Develop novel reduction and separation processes that can use abundant iron ores without coal or natural gas
Decarbonizing primary steelmaking requires new ways to produce iron without fossil reductants. Promising approaches include direct electrification and electrochemical ironmaking, as well as molten-phase hydrogen-based reduction and advanced ore upgrading that expands the usable ore supply. However, some leading low-carbon routes (notably H₂-DRI) depend on high-quality ore inputs, which can make ore preparation a cost and scaling constraint. Across these pathways, a major barrier is the same: clean electricity (and, where relevant, clean hydrogen) must be cheap enough to compete with today’s incumbent steel routes.
Moonshots
Develop separations technology to manage impurities in secondary steel production
Steel is the world’s most recycled material — but limits still exist. The future potential of recycled steel is hampered by the buildup of impurities, particularly copper, which degrades quality and restricts the use of scrap in high-performance applications. A moonshot solution would develop advanced separation or purification technologies capable of removing these trace contaminants at scale, enabling endless recycling without loss of quality. If achieved, this would allow steel to circulate indefinitely in a closed loop, drastically reducing the need for virgin ore and slashing the emissions tied to primary steelmaking.

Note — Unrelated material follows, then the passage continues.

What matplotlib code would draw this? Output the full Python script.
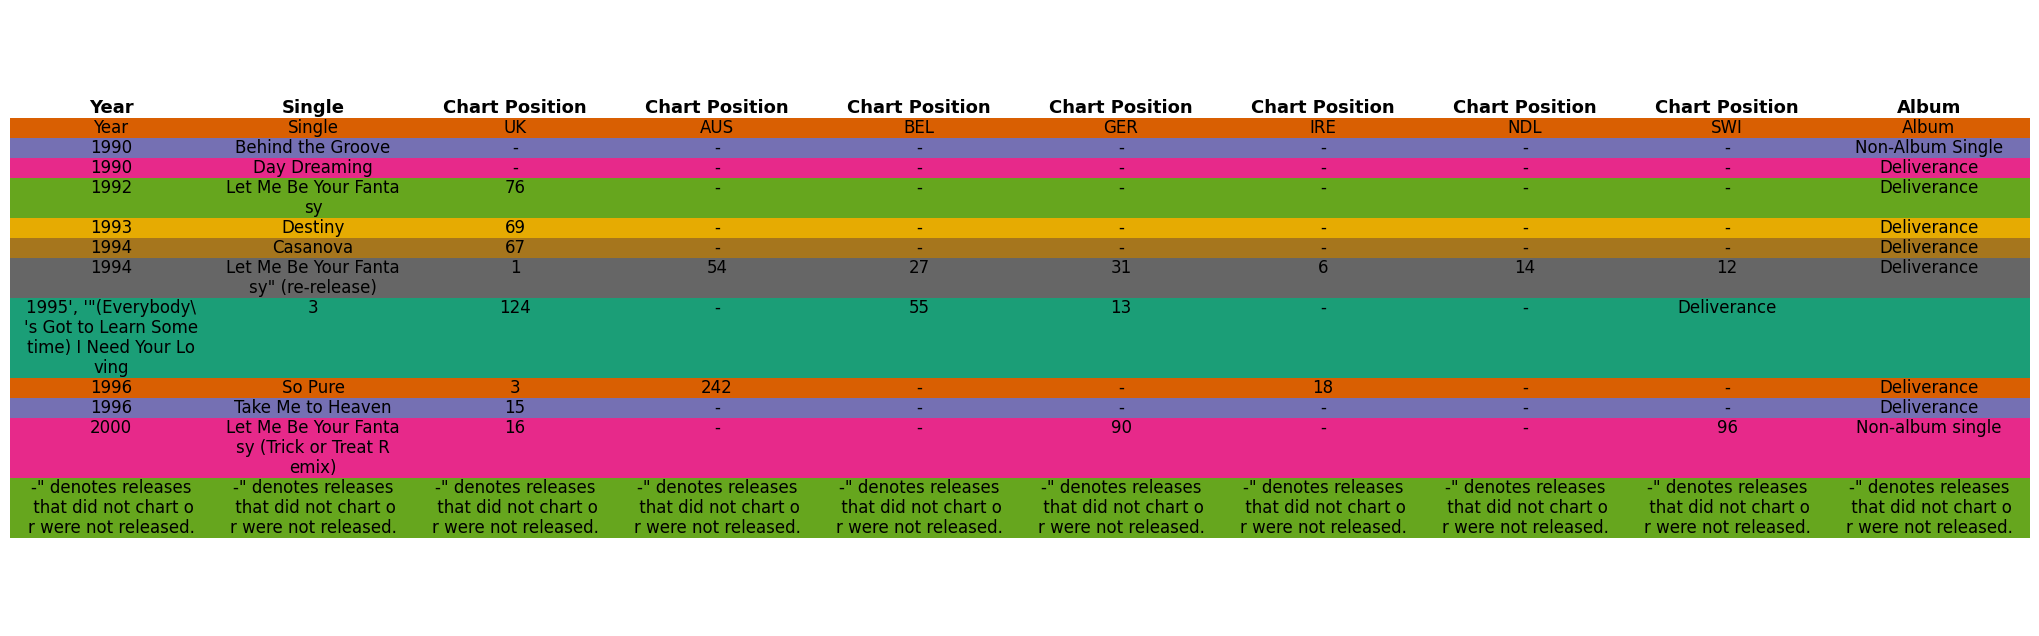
"""Table of chart positions drawn as coloured rows"""
import matplotlib.pyplot as plt
from matplotlib.patches import Rectangle

headers = ["Year", "Single"] + ["Chart Position"] * 7 + ["Album"]
note = '-" denotes releases\n that did not chart o\nr were not released.'
rows = [
    ["Year", "Single", "UK", "AUS", "BEL", "GER", "IRE", "NDL", "SWI", "Album"],
    ["1990", "Behind the Groove", "-", "-", "-", "-", "-", "-", "-", "Non-Album Single"],
    ["1990", "Day Dreaming", "-", "-", "-", "-", "-", "-", "-", "Deliverance"],
    ["1992", "Let Me Be Your Fanta\nsy", "76", "-", "-", "-", "-", "-", "-", "Deliverance"],
    ["1993", "Destiny", "69", "-", "-", "-", "-", "-", "-", "Deliverance"],
    ["1994", "Casanova", "67", "-", "-", "-", "-", "-", "-", "Deliverance"],
    ["1994", "Let Me Be Your Fanta\nsy\" (re-release)", "1", "54", "27", "31", "6", "14", "12", "Deliverance"],
    ["1995', '\"(Everybody\\\n's Got to Learn Some\ntime) I Need Your Lo\nving", "3", "124", "-", "55", "13", "-", "-", "Deliverance", ""],
    ["1996", "So Pure", "3", "242", "-", "-", "18", "-", "-", "Deliverance"],
    ["1996", "Take Me to Heaven", "15", "-", "-", "-", "-", "-", "-", "Deliverance"],
    ["2000", "Let Me Be Your Fanta\nsy (Trick or Treat R\nemix)", "16", "-", "-", "90", "-", "-", "96", "Non-album single"],
    [note] * 10,
]
row_colors = ["#d95f02", "#7570b3", "#e7298a", "#66a61e", "#e6ab02", "#a6761d",
              "#666666", "#1b9e77", "#d95f02", "#7570b3", "#e7298a", "#66a61e"]

fig = plt.figure(figsize=(20.39, 6.36), dpi=100)
ax = fig.add_axes([0, 0, 1, 1])
ax.set_xlim(0, 2039)
ax.set_ylim(636, 0)
ax.axis("off")

left, right, top, unit = 10, 2030, 118, 20
col_w = (right - left) / len(headers)

for j, h in enumerate(headers):
    ax.text(left + (j + 0.5) * col_w, top - 10, h, ha="center", va="center",
            fontsize=13, fontweight="bold")

y = top
for row, color in zip(rows, row_colors):
    n_lines = max(c.count("\n") + 1 for c in row)
    h = n_lines * unit
    ax.add_patch(Rectangle((left, y), right - left, h, color=color, lw=0))
    for j, cell in enumerate(row):
        ax.text(left + (j + 0.5) * col_w, y + 1, cell, ha="center", va="top",
                fontsize=12, linespacing=1.15)
    y += h

fig.savefig("out.png", dpi=100)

The most viable solutions will:
New steelmaking methods should work with a broad range of iron ores, not just high-grade ones.
Solutions, including electricity-intensive pathways, must be available at a price on par with today’s blast-furnace steel, without relying on carbon pricing or subsidies. assuming.
Steel is dominant for good reason: it’s strong, cheap, durable, weldable, and widely available. It’s easy to cast, form, and shape. Any solution hoping to disrupt steel’s dominance will deliver the same functional properties and downstream usability by being able to produce the same range of steel alloys as traditional methods.
The world has over $1 trillion in steelmaking assets — blast furnaces, casting facilities, and rolling mills. Ideally, new solutions will either slot into or repurpose that infrastructure.
Solutions must depend on feedstocks and inputs that are globally abundant and scalable to gigaton-level steel production, without creating new resource bottlenecks or unsustainable land-use demands.
Solutions must deliver a true step-change reduction in emissions intensity per tonne of steel, rather than incremental improvements to existing processes.